CASTRIES, St Lucia, September 26, 2008 – The region is being urged to respond to impending global economic challenges just as the small islands in the Caribbean responded to collapse of the West Indies Federation with the creation of the Organisation of Eastern Caribbean States (OECS).
That advice from Governor of the Eastern Caribbean Central Bank (ECCB) Sir Dwight Venner at a recent lecture on ‘The New Economics of Nationhood: The Political Economy of OECS Development in the 21st Century’.
“The OECS has literally kept the integration process alive in the region, as it has attained levels of functioned cooperation comparable to that of the European Union – the world’s premier integration arrangement.
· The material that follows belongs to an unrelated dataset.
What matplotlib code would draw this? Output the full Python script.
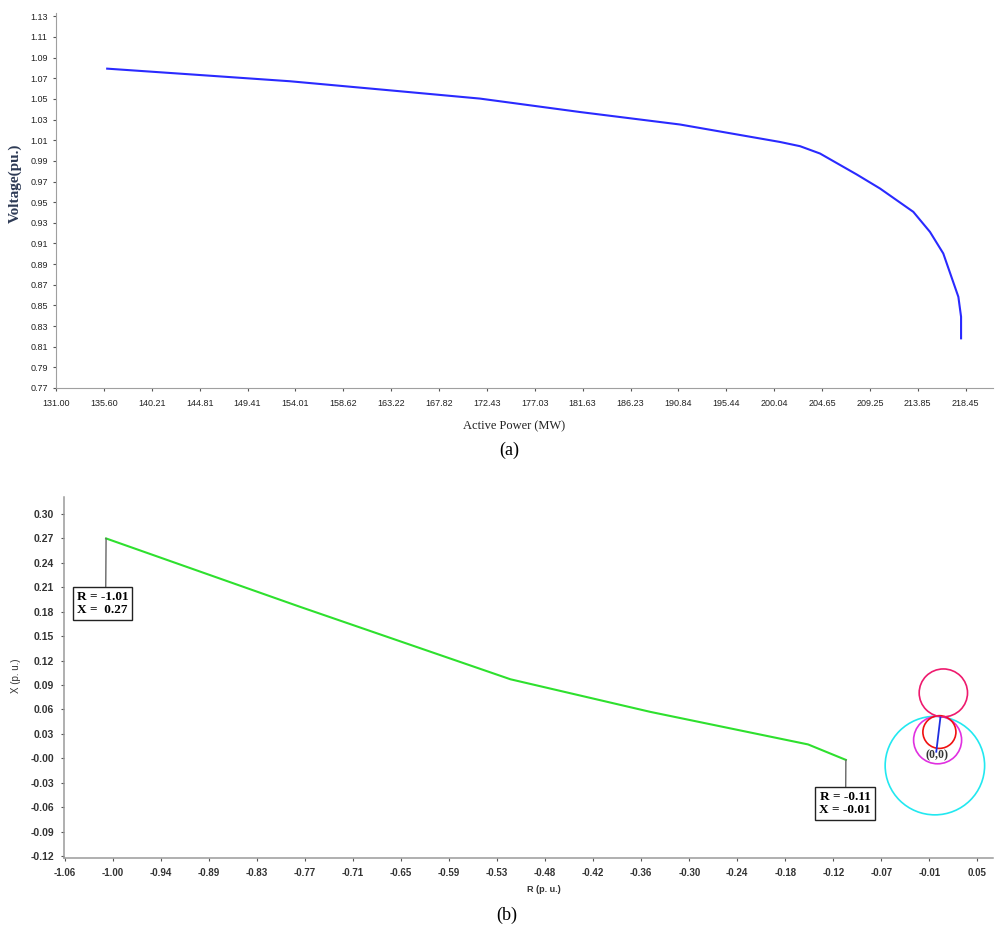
import matplotlib
matplotlib.use("Agg")
import matplotlib.pyplot as plt
from matplotlib.patches import Circle
import numpy as np

# ---- (a) P-V curve ----
power_mw = [135.92, 143.87, 153.49, 163.10, 171.76, 181.37, 190.99, 200.60, 202.53,
            204.45, 207.98, 210.22, 213.42, 215.02, 216.30, 217.75, 218.01, 218.01]
voltage_pu = [1.0793, 1.0738, 1.0671, 1.0583, 1.0503, 1.0373, 1.0252, 1.0083, 1.0042,
              0.9971, 0.9768, 0.9632, 0.9406, 0.9212, 0.9003, 0.8583, 0.8390, 0.8181]
p_tick_labels = ["131.00", "135.60", "140.21", "144.81", "149.41", "154.01", "158.62",
                 "163.22", "167.82", "172.43", "177.03", "181.63", "186.23", "190.84",
                 "195.44", "200.04", "204.65", "209.25", "213.85", "218.45"]
v_tick_labels = ["%.2f" % v for v in np.arange(0.77, 1.1301, 0.02)]

# ---- (b) impedance trajectory ----
r_traj = [-1.01, -0.774, -0.518, -0.348, -0.156, -0.11]
x_traj = [0.27, 0.186, 0.097, 0.057, 0.017, -0.002]
r_tick_labels = ["-1.06", "-1.00", "-0.94", "-0.89", "-0.83", "-0.77", "-0.71", "-0.65",
                 "-0.59", "-0.53", "-0.48", "-0.42", "-0.36", "-0.30", "-0.24", "-0.18",
                 "-0.12", "-0.07", "-0.01", "0.05"]
x_tick_labels = ["-0.12", "-0.09", "-0.06", "-0.03", "-0.00", "0.03", "0.06", "0.09",
                 "0.12", "0.15", "0.18", "0.21", "0.24", "0.27", "0.30"]
# relay characteristic circles: (R centre, X centre, radius, colour)
circle_r = [-0.0017, 0.0016, 0.0038, 0.0086]
circle_x = [-0.009, 0.0224, 0.0322, 0.0803]
circle_rad = [0.0605, 0.0292, 0.0201, 0.0294]
circle_colors = ["#22e8f0", "#e030e0", "#f01010", "#ee1a6e"]
line_r = [0.0, 0.005]
line_x = [0.008, 0.05]

fig = plt.figure(figsize=(9.98, 9.31), dpi=100)
serif = "Liberation Serif"
sans = "Liberation Sans"

# ---------------- top chart ----------------
ax1 = fig.add_axes([56 / 998, 1 - 388 / 931, 937 / 998, 375 / 931])
ax1.plot(power_mw, voltage_pu, color="#2a2aff", linewidth=1.5)
ax1.set_xlim(131.0, 221.08)
ax1.set_ylim(0.77, 1.1332)
ax1.set_xticks(np.linspace(131.0, 218.45, len(p_tick_labels)))
ax1.set_xticklabels(p_tick_labels, fontsize=6.5, family=sans, color="#222222")
ax1.set_yticks(np.linspace(0.77, 1.13, len(v_tick_labels)))
ax1.set_yticklabels(v_tick_labels, fontsize=6.5, family=sans, color="#222222")
for s in ["top", "right"]:
    ax1.spines[s].set_visible(False)
for s in ["left", "bottom"]:
    ax1.spines[s].set_color("#a0a0a0")
ax1.tick_params(length=2, width=0.8, color="#555555", pad=6)
ax1.tick_params(axis="y", pad=4)
ax1.set_xlabel("Active Power (MW)", family=serif, fontsize=9, color="#222222")
ax1.xaxis.set_label_coords(0.489, -0.085)
ax1.set_ylabel("Voltage(pu.)", family=serif, fontsize=11, fontweight="bold", color="#2d3a55")
ax1.yaxis.set_label_coords(-0.036, 0.547)

fig.text(0.510, 1 - 450 / 931, "(a)", family=serif, fontsize=13, ha="center", va="center")

# ---------------- bottom chart ----------------
ax2 = fig.add_axes([64 / 998, 1 - 858 / 931, 929 / 998, 361 / 931])
ax2.plot(r_traj, x_traj, color="#2ee02e", linewidth=1.5)
for cr, cx, rad, col in zip(circle_r, circle_x, circle_rad, circle_colors):
    ax2.add_patch(Circle((cr, cx), rad, fill=False, edgecolor=col, linewidth=1.2))
ax2.plot(line_r, line_x, color="#1f2fe0", linewidth=1.3)
ax2.text(0.0005, 0.0035, "(0,0)", family=serif, fontsize=8.5, fontweight="bold",
         color="#333333", ha="center", va="center")

ax2.set_xlim(-1.0612, 0.069)
ax2.set_ylim(-0.1225, 0.3209)
ax2.set_xticks(np.linspace(-1.06, 0.05, len(r_tick_labels)))
ax2.set_xticklabels(r_tick_labels, fontsize=7, family=sans, fontweight="bold", color="#333333")
ax2.set_yticks(np.linspace(-0.12, 0.30, len(x_tick_labels)))
ax2.set_yticklabels(x_tick_labels, fontsize=7.5, family=sans, fontweight="bold", color="#333333")
for s in ["top", "right"]:
    ax2.spines[s].set_visible(False)
for s in ["left", "bottom"]:
    ax2.spines[s].set_color("#9a9a9a")
    ax2.spines[s].set_linewidth(1.1)
ax2.tick_params(length=2, width=0.8, color="#555555", pad=5)
ax2.set_xlabel("R (p. u.)", family=sans, fontsize=6.5, fontweight="bold", color="#333333")
ax2.xaxis.set_label_coords(0.517, -0.075)
ax2.set_ylabel("X (p. u.)", family=sans, fontsize=7, color="#333333")
ax2.yaxis.set_label_coords(-0.046, 0.504)

box = dict(boxstyle="square,pad=0.3", facecolor="white", edgecolor="#222222", linewidth=1.0)
ax2.annotate("R = -1.01\nX =  0.27", xy=(r_traj[0], x_traj[0]), xytext=(-2.5, -46.8),
             textcoords="offset points", ha="center", va="center", family=serif,
             fontweight="bold", fontsize=9.5, linespacing=1.05, bbox=box,
             arrowprops=dict(arrowstyle="-", color="#666666", lw=1.0, relpos=(0.56, 1.0),
                             shrinkA=0, shrinkB=0))
ax2.annotate("R = -0.11\nX = -0.01", xy=(r_traj[-1], x_traj[-1]), xytext=(-0.5, -31.5),
             textcoords="offset points", ha="center", va="center", family=serif,
             fontweight="bold", fontsize=9.5, linespacing=1.05, bbox=box,
             arrowprops=dict(arrowstyle="-", color="#666666", lw=1.0, relpos=(0.51, 1.0),
                             shrinkA=0, shrinkB=0))

fig.text(0.508, 1 - 915 / 931, "(b)", family=serif, fontsize=13, ha="center", va="center")

fig.savefig("out.png", dpi=100)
All of this is not known or appreciated as the European Union and CARICOM have always been bigger stories than the OECS,” said Sir Dwight.
He asserted that OECS countries have remained integrated in the face of various developmental challenges as a result of solid framework and facilitation.
As such, he said, the task is to tailor the region’s economic progress in its own context as opposed to trying to fit into the moulds of others.
“The current situation however- both internationally and domestically- will prove extremely challenging to these countries. The arrangements which are in place both nationally and at the OECS level have assisted in sustaining a particular kind of political and economic arrangement. These new circumstances will require a new economics of nationhood in order for us to survive and to prosper,” Sir Dwight noted.
The ECCB head said that moves like the CARICOM Single Market and Economy (CSME) are evidence of the recognition of the need for the kind of regional integration pioneered by the OECS.